Bat Yam rabbi to address South African congregation
Rabbi Stephen Fuchs, of the Bat Yam Temple of the Islands on Sanibel, has been invited by Rabbi Julia Margolis, of the Bet Luria Synagogue in Johannesburg, South Africa, to lead a study session entitled “The Golden Calf Still Lives in our Communities.”
According to Bat Yam, the golden calf in Exodus represents the greed and self-centeredness in the world. It worships the calf each time one’s relentless pursuit of material gain thwarts one’s interest in making a positive difference in the lives of others.

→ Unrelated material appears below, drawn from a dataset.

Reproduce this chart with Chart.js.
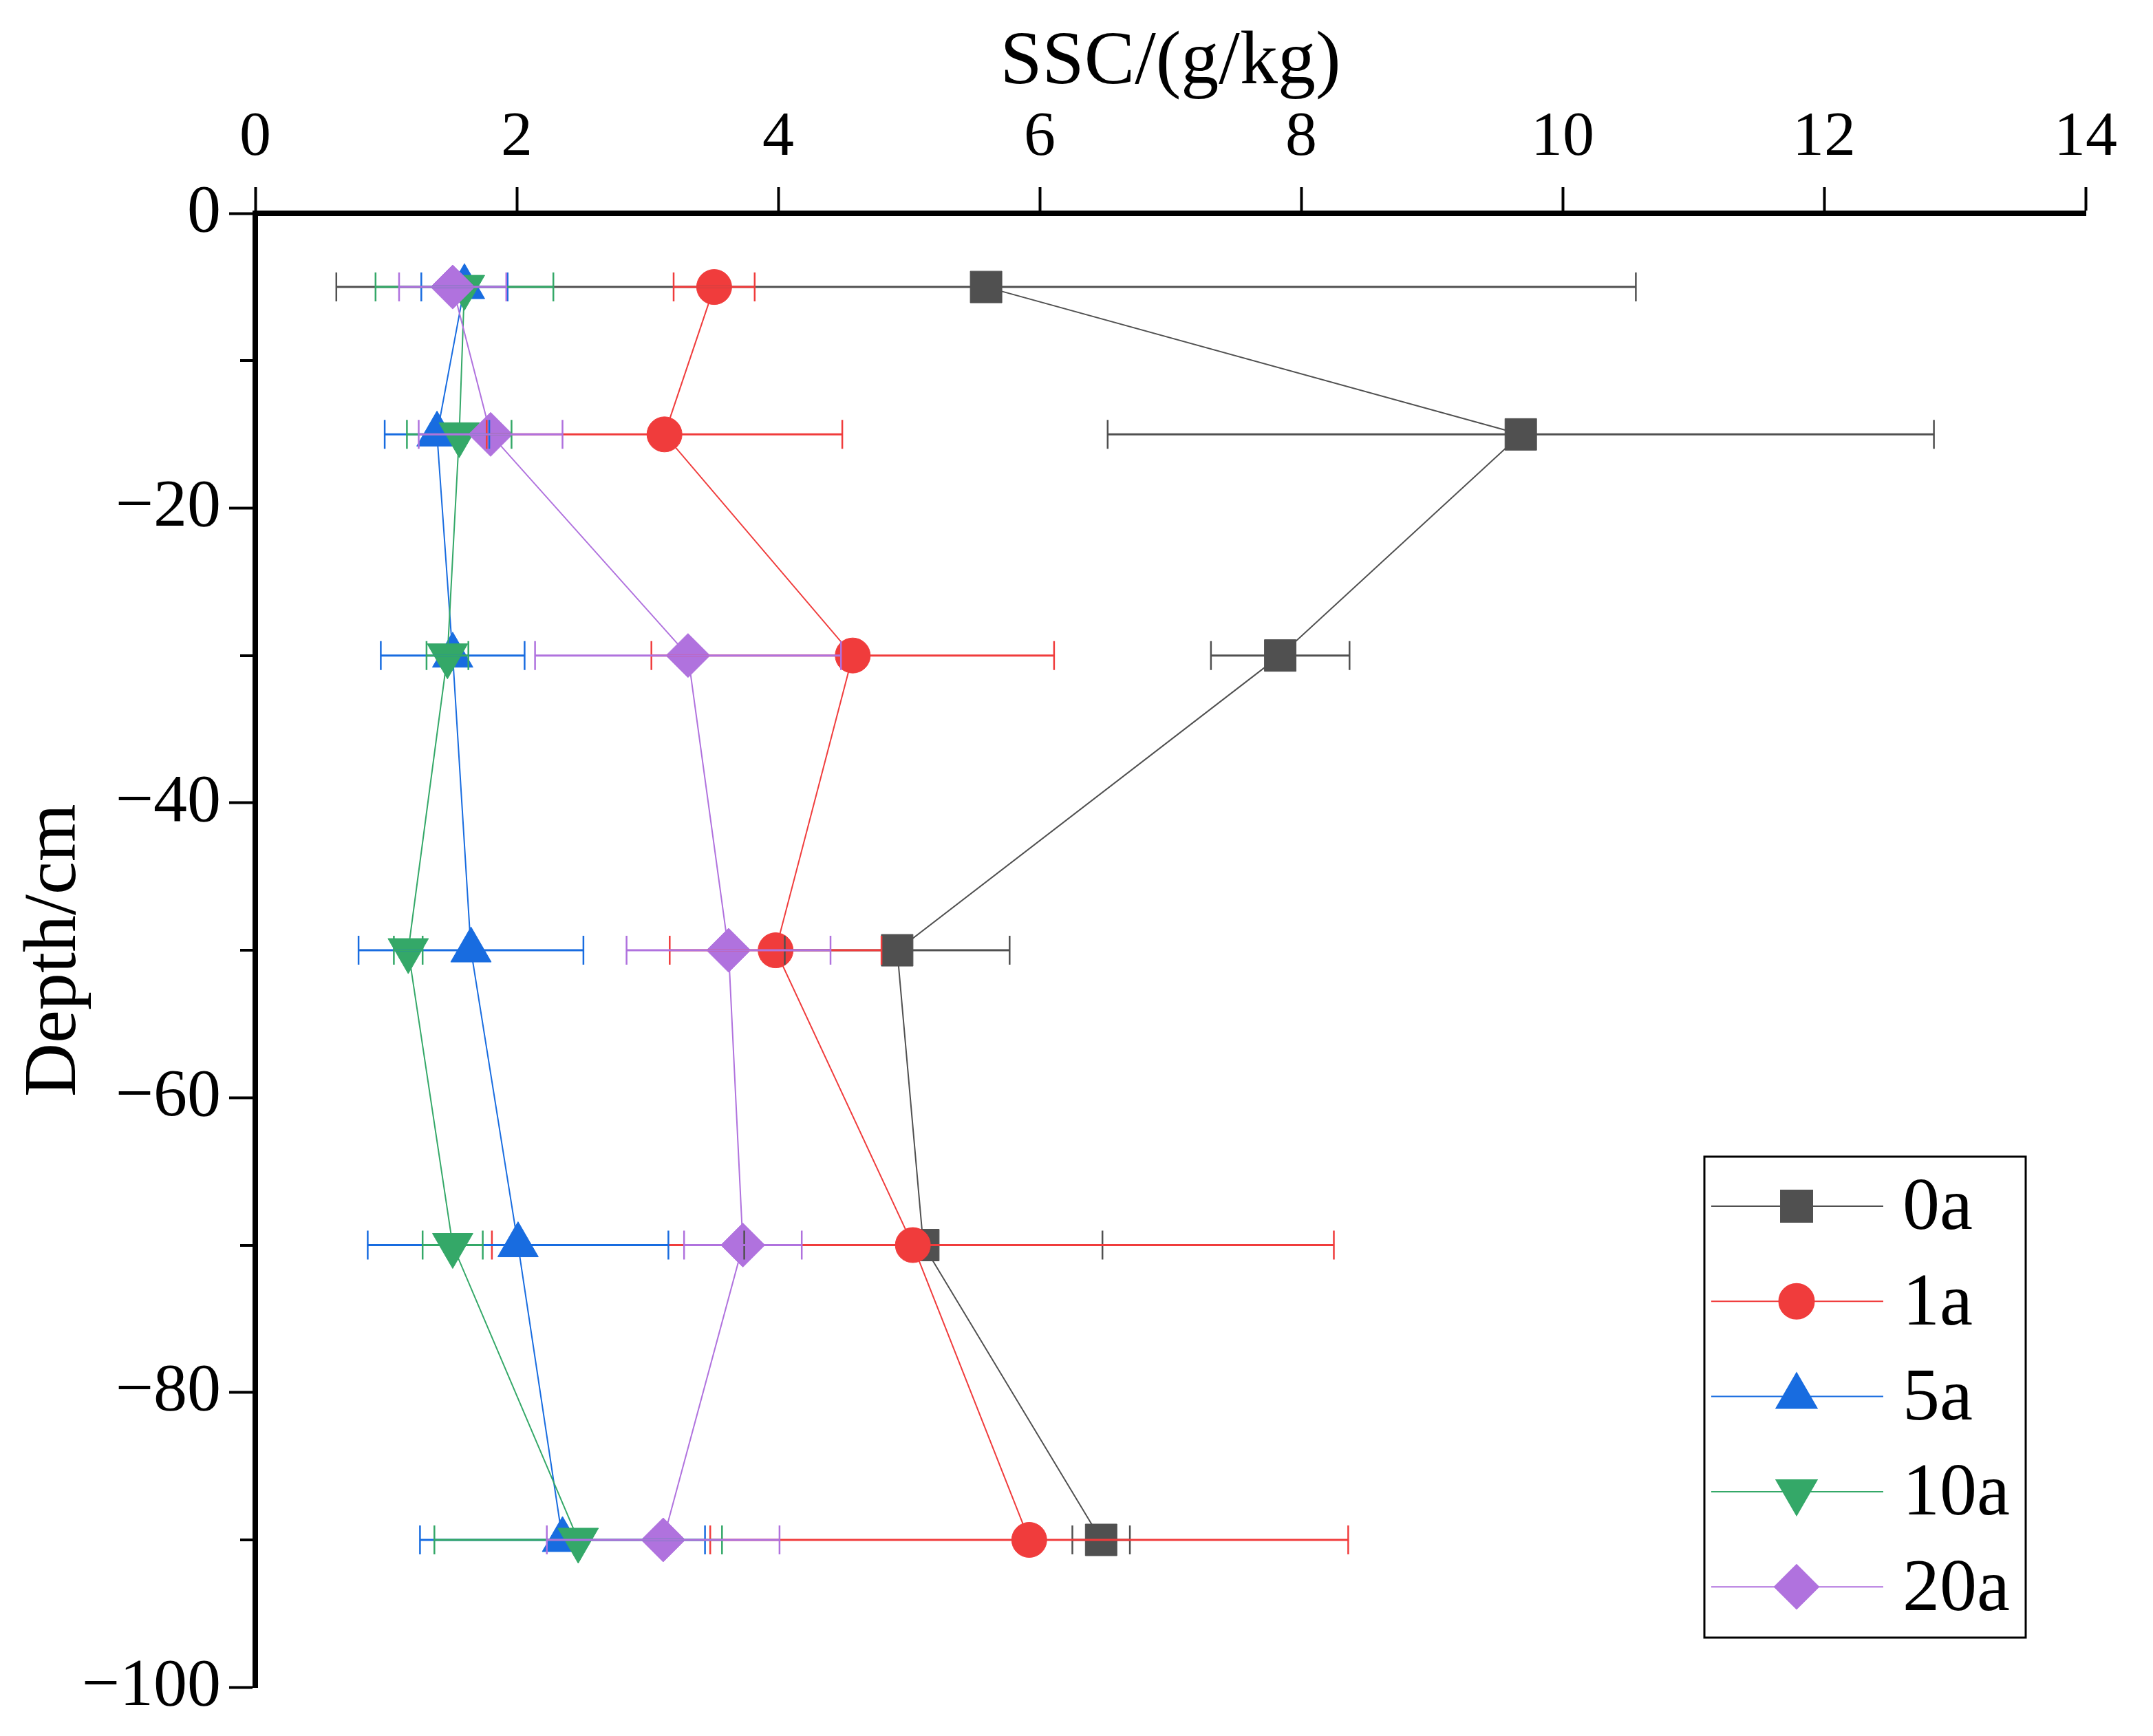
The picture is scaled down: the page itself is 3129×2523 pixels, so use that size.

Fuchs is the former president of the World Union for Progressive Judaism and rabbi emeritus of the Congregation Beth Israel in West Hartford, Connecticut. From 2014-19, he and his wife spent several weeks in Germany, where they taught about the Shoah in German high schools. Fuchs also taught in synagogues, offered a seminar for rabbinical and cantorial students at the Abraham Geiger College in Berlin, and spoke in over two dozen churches, most which had never before invited a rabbi to speak.
Fuchs has also delivered several addresses at Kristallnacht commemorations in Leipzig, the city where his late father, Leo Fuchs, was born, grew up and was arrested on the fateful night on Nov. 9, 1938.
Fuchs is the author of six books, of which “And Often the First Jew” focuses on the work he and his wife did in Germany. Fuchs earned a Doctor of Ministry from the Vanderbilt University’s Divinity School in Tennessee, which honored him in 2017 with its Distinguished Alumnus of the Year Award.